Article

"QUOTES" FROM THE ALUMNI

April 1941
Article
"QUOTES" FROM THE ALUMNI
April 1941

EDMUND E. DAY '05 gave the principal address at meetings of the Phi Kappa Society in Philadelphia December 30. Speaking on the title "The Discipline of Free Men," Cornell's President further developed the theme on which he spoke at the Dartmouth Night celebration in Hanover November 14. The following are significant quotations from his address:

"It is as fellow citizens of the world's greatest democracy that I address you today. I take it that you and I are agreed that this country of ours should remain free. The present world situation being what it is, this insistence upon freedom raises farreaching questions of national defense. Part of these questions have to do with our own armed forces at home and abroad and with our possible aid to Britain; part relate to matters of a very different sort: they concern the temper of the American people. It is because I am convinced of the surpassing importance of this phase of the defense program that I speak to you today of the discipline of free men.

"It is high time for America to face squarely the problems of individual and social discipline in a democracy. The fate of nations is in large measure a matter of the disciplines they develop. This is true in periods of peace; it becomes strikingly true in times of international conflict. Right now, America is confronted by hostile nations which have affected disciplines both formidable and threatening. These enemy powers of Europe and Asia view the democratic way of life as soft and spineless. They sneer at our lack of national solidarity. They charge us with being disillusioned and disorganized, sickly if not crippled, weak and vulnerable. They assert that our very ideals of freedom and loyalty are incompatible. They threaten us with the conquest which they have already visited upon other democratic peoples."

"In striking contrast is the other form of social discipline—the discipline of the free or democratic society. Its foundations lie deep in human hope and aspiration. It builds not in fear of suffering and misfortune, but in the promise of greater happiness and freedom. The values toward which it endeavors to direct the larger powers which flow from social discipline are the values which reside in a broad and expanding humanitarianism. It finds no place for treachery and cynicism. It knows and respects the record of the age-long struggle through which men and womena host of them Americans—have gained such freedom as we have. It believes in peace. It has a great and enduring faith in mankind. It is a discipline that is responsible and self-imposed. It is the discipline of free men. It is the discipline of the democratic peoples of the world now and in all time to come."

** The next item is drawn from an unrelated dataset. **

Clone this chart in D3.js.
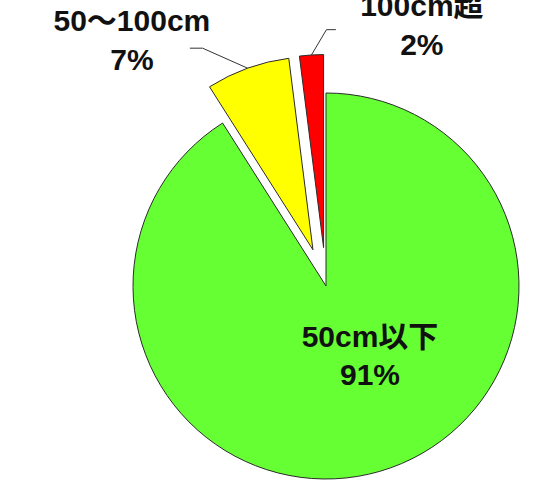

"Organizing for the attainment of a more effective social discipline is one of the most pressing problems now confronting the American people. In part it is a matter of formal education. Our schools and colleges must be made to contribute more than they do to the necessary disciplines of our democratic way of life. In part it is a matter of adult education through all the available media of communication. Every citizen should come to know and be led to practice the disciplines which must prevail if America is to remain free. In part it is a matter of moral leadership. America craves the leadership of those who understand and in high office exemplify the democratic way of life. As a people we must be led to see first things first. We must moderate our materialism and love of money. We must abandon our worship of personal power. We must redefine success in terms of service to one's fellow men. We must put the full force of public approbation and social prestige behind the contributions which fortify a just and progressive free society. We must improve our organization for dealing promptly and justly and at the same time effectively with the undisciplined. We must increase opportunities for purposeful activity. We must give meaning to life even for the most humble and inexperienced. We must strive with all the devotion we can muster to achieve the discipline of free men. This is no mere pious moralizing or wishful thinking: it is necessary action and hence practical politics, if America along with the rest of the world is not to fall back into another Dark Age. In the discipline of free men lies the only hope of mankind, and on that same discipline depends now and for generations to come the very existence of the free America for which our fathers fought and died."